Instruction -
Everything from the first line of the data below through the line that contains "plt.rcParams['font.family'] = ['Liberation" should be written out exactly, please, and nothing more; the pictures stay out.

** BEGIN Material supplied **

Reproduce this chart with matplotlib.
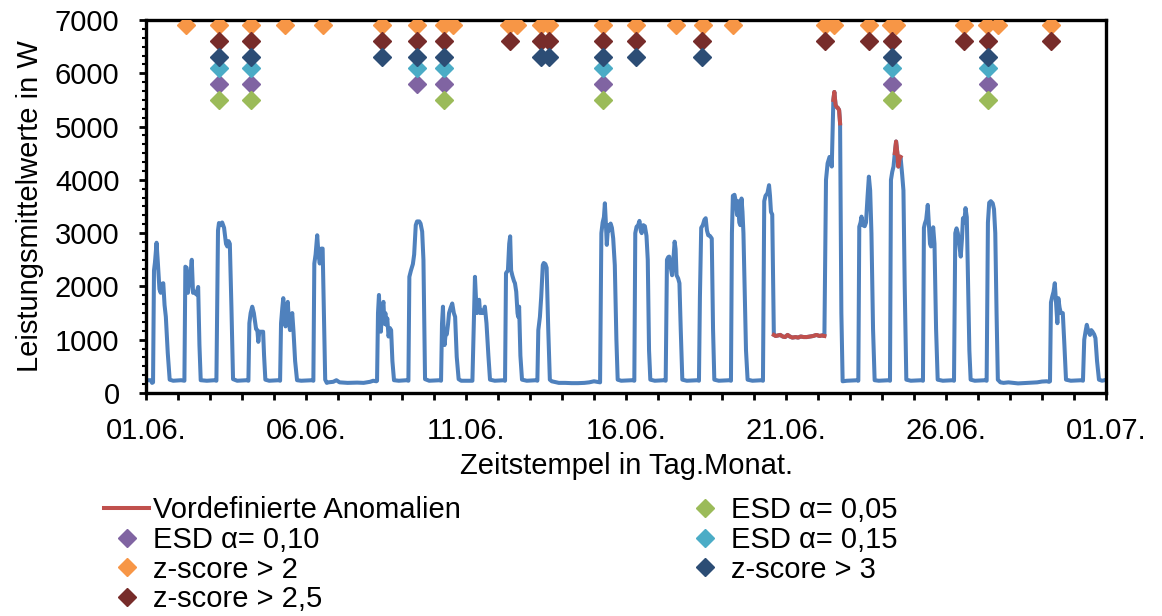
#!/usr/bin/env python3
"""Leistungsmittelwerte Juni mit vordefinierten Anomalien und Detektor-Treffern."""

import numpy as np
import matplotlib
matplotlib.use("Agg")
import matplotlib.pyplot as plt
from matplotlib.ticker import MultipleLocator, FixedLocator, FixedFormatter

plt.rcParams['font.family'] = ['Liberation Sans', 'DejaVu Sans']

# Zeitstempel in Tagen ab 01.06. 00:00 und zugehoerige Leistungsmittelwerte in W
zeit_tage = [
    0.00, 0.15, 0.19, 0.22, 0.25, 0.28, 0.33, 0.37, 0.42, 0.46, 0.50, 0.54, 0.58, 0.62, 0.68, 0.74, 0.85, 1.10,
    1.20, 1.23, 1.27, 1.31, 1.36, 1.40, 1.43, 1.47, 1.52, 1.57, 1.63, 1.67, 1.71, 1.90, 2.15,
    2.20, 2.25, 2.28, 2.33, 2.38, 2.44, 2.50, 2.54, 2.58, 2.62, 2.67, 2.72, 2.85, 3.15,
    3.20, 3.23, 3.27, 3.32, 3.37, 3.44, 3.48, 3.51, 3.54, 3.66, 3.69, 3.73, 3.85, 4.15,
    4.19, 4.22, 4.26, 4.29, 4.32, 4.36, 4.40, 4.43, 4.47, 4.50, 4.54, 4.57, 4.61, 4.66, 4.72, 4.85, 5.20,
    5.23, 5.26, 5.30, 5.35, 5.39, 5.43, 5.48, 5.52, 5.56, 5.60, 5.65,
    5.70, 5.85, 5.95, 6.05, 6.30, 6.60, 6.80, 7.00, 7.10, 7.20,
    7.22, 7.25, 7.28, 7.31, 7.34, 7.38, 7.42, 7.45, 7.48, 7.51, 7.54, 7.58, 7.62, 7.66, 7.70, 7.75, 7.90, 8.15,
    8.20, 8.23, 8.28, 8.34, 8.38, 8.43, 8.47, 8.54, 8.58, 8.63, 8.67, 8.72, 8.85, 9.19,
    9.22, 9.25, 9.28, 9.30, 9.33, 9.37, 9.40, 9.44, 9.47, 9.52, 9.57, 9.62, 9.66, 9.71, 9.77, 9.85,
    10.20, 10.25, 10.28, 10.31, 10.34, 10.38, 10.41, 10.44, 10.48, 10.52, 10.56, 10.59, 10.64, 10.70, 10.75, 10.90, 11.20,
    11.22, 11.25, 11.31, 11.35, 11.38, 11.41, 11.45, 11.50, 11.53, 11.57, 11.61, 11.63, 11.66, 11.70, 11.75, 11.90, 12.20,
    12.23, 12.26, 12.31, 12.35, 12.40, 12.43, 12.48, 12.52, 12.57, 12.62, 12.68,
    12.75, 12.90, 13.10, 13.30, 13.50, 13.70, 13.85, 14.00, 14.10, 14.19,
    14.23, 14.27, 14.31, 14.34, 14.37, 14.40, 14.44, 14.47, 14.52, 14.56, 14.60, 14.65, 14.70, 14.74, 14.85, 15.20,
    15.26, 15.29, 15.33, 15.38, 15.42, 15.46, 15.49, 15.54, 15.59, 15.64, 15.68, 15.72, 15.76, 15.90, 16.20,
    16.24, 16.28, 16.32, 16.35, 16.40, 16.44, 16.48, 16.52, 16.55, 16.58, 16.63, 16.67, 16.71, 16.76, 16.90, 17.25,
    17.28, 17.31, 17.35, 17.40, 17.45, 17.49, 17.53, 17.57, 17.62, 17.68, 17.72, 17.76, 17.90, 18.25,
    18.28, 18.31, 18.34, 18.39, 18.43, 18.47, 18.50, 18.54, 18.57, 18.61, 18.64, 18.67, 18.70, 18.75, 18.80, 18.95, 19.25,
    19.28, 19.32, 19.36, 19.42, 19.47, 19.50, 19.53, 19.57, 19.62,
    19.68, 19.75, 19.82, 19.90, 19.97, 20.05, 20.12, 20.20, 20.30, 20.38, 20.46, 20.55, 20.65, 20.75, 20.85, 20.95, 21.05, 21.12, 21.20,
    21.25, 21.30, 21.36, 21.40, 21.43, 21.48, 21.51, 21.55, 21.58, 21.62, 21.66, 21.69, 21.73, 21.77, 21.90, 22.25,
    22.26, 22.29, 22.33, 22.36, 22.40, 22.46, 22.50, 22.55, 22.59, 22.63, 22.67, 22.72, 22.77, 22.90, 23.22,
    23.25, 23.28, 23.32, 23.36, 23.40, 23.44, 23.48, 23.51, 23.55, 23.58, 23.63, 23.67, 23.71, 23.76, 23.90, 24.25,
    24.28, 24.31, 24.34, 24.38, 24.43, 24.47, 24.50, 24.53, 24.57, 24.60, 24.64, 24.69, 24.74, 24.90, 25.22,
    25.25, 25.29, 25.33, 25.37, 25.41, 25.46, 25.50, 25.53, 25.57, 25.61, 25.65, 25.69, 25.73, 25.77, 25.90, 26.24,
    26.27, 26.31, 26.35, 26.40, 26.46, 26.50, 26.54, 26.58, 26.62, 26.70,
    26.80, 26.95, 27.10, 27.25, 27.40, 27.55, 27.70, 27.85, 28.00, 28.15, 28.22,
    28.25, 28.28, 28.32, 28.36, 28.40, 28.44, 28.48, 28.51, 28.55, 28.59, 28.65, 28.70, 28.75, 28.90, 29.25,
    29.28, 29.32, 29.36, 29.40, 29.45, 29.50, 29.54, 29.58, 29.63, 29.67, 29.72, 29.78, 29.88, 29.95,
]
leistung_w = [
    240, 240, 190, 200, 2300, 2450, 2820, 2450, 1950, 1880, 2050, 2060, 1650, 1430, 750, 250, 230, 240,
    230, 2370, 2350, 1880, 2100, 2300, 2500, 1880, 1900, 1850, 1990, 900, 240, 230, 240,
    230, 3050, 3190, 3150, 3200, 3100, 2800, 2750, 2850, 2800, 1600, 260, 230, 240,
    230, 1310, 1500, 1620, 1500, 1200, 1180, 960, 1150, 1150, 700, 250, 230, 240,
    230, 1310, 1600, 1780, 1500, 1250, 1500, 1710, 1300, 1180, 1400, 1500, 1150, 600, 240, 230, 240,
    230, 2430, 2600, 2960, 2600, 2430, 2710, 2710, 1500, 250, 190,
    200, 210, 240, 200, 190, 195, 190, 210, 230, 220,
    230, 1500, 1840, 1300, 1150, 1600, 1710, 1300, 1500, 1280, 1400, 1060, 1220, 1180, 600, 240, 230, 240,
    230, 2180, 2300, 2420, 2600, 3150, 3220, 3220, 3180, 3030, 2500, 260, 230, 240,
    230, 1300, 1620, 1200, 900, 1150, 1100, 1300, 1500, 1600, 1680, 1500, 1430, 680, 260, 230,
    230, 1500, 2180, 1800, 1500, 1700, 1750, 1500, 1550, 1500, 1550, 1620, 1310, 700, 250, 230, 240,
    230, 2250, 2300, 2800, 2940, 2300, 2200, 2100, 2060, 1900, 1500, 1430, 1620, 700, 250, 230, 240,
    230, 1180, 1430, 1800, 2400, 2440, 2420, 2350, 1200, 250, 220,
    210, 190, 190, 185, 185, 190, 200, 220, 210, 200,
    3000, 3200, 3300, 3560, 3200, 2780, 3150, 3050, 3180, 3100, 2900, 2400, 1000, 250, 230, 240,
    230, 3000, 3120, 3150, 3230, 3050, 3000, 3150, 3130, 2950, 2500, 800, 250, 230, 240,
    230, 2500, 2550, 2560, 2350, 2210, 2500, 2840, 2700, 2210, 2150, 2060, 1200, 250, 230, 240,
    230, 1800, 3100, 3150, 3250, 3280, 3050, 2960, 2950, 2900, 1200, 250, 230, 240,
    230, 3000, 3700, 3720, 3600, 3340, 3600, 3200, 3150, 3650, 3400, 3000, 2200, 800, 250, 230, 240,
    230, 3600, 3700, 3750, 3900, 3700, 3400, 3350, 1090,
    1070, 1080, 1090, 1060, 1050, 1090, 1060, 1040, 1050, 1040, 1060, 1050, 1050, 1060, 1070, 1090, 1070, 1080, 1070,
    4000, 4310, 4430, 4400, 4250, 5500, 5650, 5400, 5370, 5350, 5310, 5060, 1500, 220, 230, 240,
    230, 3120, 3200, 3310, 3150, 3130, 3200, 3700, 4060, 3800, 3000, 1200, 240, 230, 240,
    230, 4000, 4150, 4250, 4500, 4720, 4500, 4250, 4400, 4430, 4100, 3800, 2000, 250, 230, 240,
    230, 3100, 3180, 3250, 3530, 3100, 2800, 2750, 3000, 3110, 2800, 1200, 250, 230, 240,
    230, 3000, 3090, 3000, 2800, 2560, 2900, 3280, 3200, 3470, 3300, 2000, 800, 250, 230, 240,
    230, 3200, 3570, 3600, 3560, 3450, 3000, 1500, 250, 200,
    190, 200, 190, 180, 185, 190, 195, 200, 215, 220, 210,
    220, 1700, 1810, 1900, 2060, 1700, 1310, 1780, 1600, 1500, 1500, 900, 250, 230, 240,
    230, 1000, 1150, 1280, 1150, 1090, 1180, 1150, 1100, 1030, 600, 250, 230, 240,
]

# vordefinierte Anomalien als Zeitfenster (Tage)
anomalie_fenster = [(19.62, 21.20), (21.48, 21.69), (23.40, 23.58)]

# Treffer der Detektoren (Tage) und die Hoehe, auf der sie eingetragen werden
esd_010_tage = [2.28, 3.28, 8.47, 9.31, 14.28, 23.31, 26.31]
esd_005_tage = [2.28, 3.28, 9.31, 14.28, 23.31, 26.31]
esd_015_tage = [2.28, 3.28, 8.47, 9.31, 14.28, 23.31, 26.31]
z2_tage = [1.25, 2.28, 3.28, 4.34, 5.53, 7.38, 8.47, 9.31, 9.59, 11.34, 11.59, 12.34, 12.59,
           14.28, 15.31, 16.56, 17.41, 18.34, 21.22, 21.50, 22.59, 23.28, 23.44, 25.56,
           26.28, 26.63, 28.28]
z25_tage = [2.28, 3.28, 7.38, 8.47, 9.31, 11.38, 12.34, 12.59, 14.28, 15.31, 17.38, 21.22,
            22.59, 23.31, 25.56, 26.31, 28.28]
z3_tage = [2.28, 3.28, 7.38, 8.47, 9.31, 12.34, 12.59, 14.28, 15.31, 17.38, 23.31, 26.31]

esd_010_hoehe = 5800
esd_005_hoehe = 5500
esd_015_hoehe = 6100
z2_hoehe = 6900
z25_hoehe = 6600
z3_hoehe = 6300

x_tick_tage = [0, 5, 10, 15, 20, 25, 30]
x_tick_labels = ['01.06.', '06.06.', '11.06.', '16.06.', '21.06.', '26.06.', '01.07.']


def main():
    fs = 21
    fig = plt.figure(figsize=(11.62, 6.16), dpi=100)
    ax = fig.add_axes([146 / 1162, 1 - 393 / 616, 960 / 1162, 373 / 616])

    t = np.array(zeit_tage)
    w = np.array(leistung_w)

    ax.plot(t, w, color='#4F81BD', lw=2.9, solid_joinstyle='round', zorder=2)

    rot_linie = None
    for start, ende in anomalie_fenster:
        sel = (t >= start) & (t <= ende)
        rot_linie, = ax.plot(t[sel], w[sel], color='#C0504D', lw=2.9,
                             solid_joinstyle='round', zorder=3)

    serien = [
        (esd_010_tage, esd_010_hoehe, '#8064A2', 'ESD α= 0,10'),
        (z2_tage, z2_hoehe, '#F79646', 'z-score > 2'),
        (z25_tage, z25_hoehe, '#772C2A', 'z-score > 2,5'),
        (esd_005_tage, esd_005_hoehe, '#9BBB59', 'ESD α= 0,05'),
        (esd_015_tage, esd_015_hoehe, '#4BACC6', 'ESD α= 0,15'),
        (z3_tage, z3_hoehe, '#2C4D75', 'z-score > 3'),
    ]
    handles = [rot_linie]
    labels = ['Vordefinierte Anomalien']
    for tage, hoehe, farbe, name in serien:
        h, = ax.plot(tage, [hoehe] * len(tage), ls='none', marker='D', ms=9.2,
                     color=farbe, mec=farbe, zorder=4)
        handles.append(h)
        labels.append(name)

    ax.set_xlim(0, 30)
    ax.set_ylim(0, 7000)
    ax.xaxis.set_major_locator(FixedLocator(x_tick_tage))
    ax.xaxis.set_major_formatter(FixedFormatter(x_tick_labels))
    ax.xaxis.set_minor_locator(MultipleLocator(1))
    ax.yaxis.set_major_locator(MultipleLocator(1000))
    ax.yaxis.set_minor_locator(MultipleLocator(1000 / 6))

    ax.tick_params(axis='both', which='major', direction='out', length=5, width=2,
                   labelsize=fs)
    ax.tick_params(axis='x', which='major', pad=12)
    ax.tick_params(axis='y', which='major', pad=14)
    ax.tick_params(axis='x', which='minor', direction='out', length=5, width=2)
    ax.tick_params(axis='y', which='minor', direction='out', length=3, width=1.5)
    for spine in ax.spines.values():
        spine.set_linewidth(2.4)

    ax.set_xlabel('Zeitstempel in Tag.Monat.', fontsize=fs, labelpad=5)
    ax.set_ylabel('Leistungsmittelwerte in W', fontsize=fs, labelpad=8)

    fig.legend(handles, labels, ncol=2, loc='upper left',
               bbox_to_anchor=(104 / 1162, 1 - 496 / 616), frameon=False,
               fontsize=fs, borderpad=0, borderaxespad=0, handlelength=1.55,
               handletextpad=0.12, columnspacing=7.6, labelspacing=0.06,
               numpoints=1)

    fig.savefig('out.png', dpi=100)


if __name__ == "__main__":
    main()
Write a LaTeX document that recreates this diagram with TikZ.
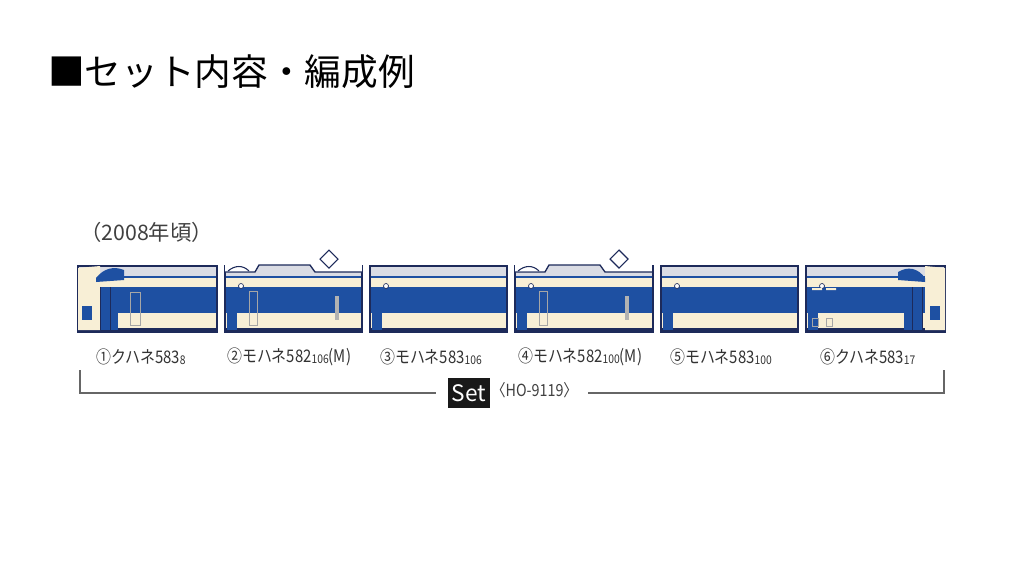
\documentclass[tikz,border=0pt]{standalone}
\usepackage{fontspec}
\setmainfont{Noto Sans CJK JP}
\begin{document}
\begin{tikzpicture}[x=0.75pt,y=-0.75pt,
  lbl/.style={anchor=west,inner sep=0pt,font=\fontsize{13}{13}\selectfont,text=black!80}]
\definecolor{tblue}{HTML}{1E50A2}
\definecolor{cream}{HTML}{F8EFD6}
\definecolor{roof}{HTML}{DADCE4}
\definecolor{navy}{HTML}{1D2A5A}
\newcommand\carsub[1]{\raisebox{-1pt}{\fontsize{9}{9}\selectfont #1}}
\newcommand\narrow[1]{\scalebox{0.86}[1]{#1}}
\useasboundingbox (0,0) rectangle (1024,576);
\fill[white] (0,0) rectangle (1024,576);
\node[anchor=west,inner sep=0pt,font=\fontsize{27.5}{27.5}\selectfont] (title) at (48,72) {■セット内容・編成例};
\node[anchor=west,inner sep=0pt,font=\fontsize{16}{16}\selectfont,text=black!75] (year) at (80,232) {（2008年頃）};
\newcommand\mycar[2]{%
  \fill[roof] (#1,266) rectangle (#2,278);
  \draw[gray,line width=2.2pt,dash pattern=on 3pt off 2pt] (#1+8,266) -- (#2-4,266);
  \fill[cream] (#1,278) rectangle (#2,330);
  \fill[tblue] (#1,287) rectangle (#2,313);
  \draw[tblue,line width=0.8pt] (#1,277) -- (#2,277);
  \fill[navy] (#1,328) rectangle (#2,332);
  \fill[tblue] (#1+2,287) rectangle (#1+12,330);
  \draw[navy,line width=1.2pt] (#1,266) rectangle (#2,332);
  \fill[white,draw=navy,line width=0.5pt] (#1+16,286) circle (2.5);
}
\foreach \a/\b in {78/217,225/362,370/507,515/653,661/798,806/945}{\mycar{\a}{\b}}
\foreach \a in {225,515}{
  \fill[white] (\a,262) rectangle (\a+137,272);
  \draw[navy,line width=1pt,fill=roof] (\a,272) -- (\a+30,272) -- (\a+34,265) -- (\a+85,265) -- (\a+90,272) -- (\a+137,272);
  \draw[navy,line width=0.8pt,fill=white] (\a+104,250) -- (\a+113,259) -- (\a+104,268) -- (\a+95,259) -- cycle;
  \draw[navy,line width=0.8pt,fill=white] (\a+3,271) .. controls (\a+10,265) and (\a+18,265) .. (\a+24,271);
  \draw[gray!70] (\a+24,291) rectangle (\a+32,325);
  \fill[gray!60] (\a+110,296) rectangle (\a+114,320);
}
\fill[cream] (78,268) -- (100,266) -- (100,330) -- (78,330) -- cycle;
\fill[tblue] (96,278) .. controls (104,268) and (114,266) .. (124,270) -- (124,280) -- (96,282) -- cycle;
\fill[tblue] (82,306) rectangle (92,320);
\fill[tblue] (100,287) rectangle (118,330);
\draw[navy] (100,287) -- (100,330) (110,287) -- (110,330);
\draw[gray!70] (130,292) rectangle (140,325);
\fill[cream] (945,268) -- (925,266) -- (925,330) -- (945,330) -- cycle;
\fill[tblue] (925,278) .. controls (918,268) and (908,266) .. (898,272) -- (898,280) -- (925,282) -- cycle;
\fill[tblue] (930,306) rectangle (940,320);
\fill[tblue] (904,287) rectangle (922,330);
\draw[navy] (912,287) -- (912,330) (922,287) -- (922,330);
\fill[cream] (812,288) rectangle (822,290) (826,288) rectangle (836,290);
\draw[gray!70] (812,318) rectangle (818,326) (826,318) rectangle (832,326);
\node[lbl] (l1) at (96,357) {\narrow{①クハネ583\carsub{8}}};
\node[lbl] (l2) at (227,357) {\narrow{②モハネ582\carsub{106}(M)}};
\node[lbl] (l3) at (380,357) {\narrow{③モハネ583\carsub{106}}};
\node[lbl] (l4) at (518,357) {\narrow{④モハネ582\carsub{100}(M)}};
\node[lbl] (l5) at (670,357) {\narrow{⑤モハネ583\carsub{100}}};
\node[lbl] (l6) at (820,357) {\narrow{⑥クハネ583\carsub{17}}};
\node[fill=black!90,text=white,minimum width=31pt,minimum height=22pt,inner sep=0pt,font=\fontsize{17}{17}\selectfont] (set) at (469,393) {Set};
\node[anchor=west,inner sep=0pt,font=\fontsize{12.5}{12.5}\selectfont,text=black!75] (code) at (491,390) {\narrow{〈HO-9119〉}};
\coordinate (bl) at (80,370); \coordinate (br) at (944,370);
\draw[black!60,line width=1pt] (bl) |- (436,393);
\draw[black!60,line width=1pt] (br) |- (588,393);
\end{tikzpicture}
\end{document}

** END Material supplied **

The answer -
Reproduce this chart with matplotlib.
#!/usr/bin/env python3
"""Leistungsmittelwerte Juni mit vordefinierten Anomalien und Detektor-Treffern."""

import numpy as np
import matplotlib
matplotlib.use("Agg")
import matplotlib.pyplot as plt
from matplotlib.ticker import MultipleLocator, FixedLocator, FixedFormatter

plt.rcParams['font.family'] = ['Liberation Sans', 'DejaVu Sans']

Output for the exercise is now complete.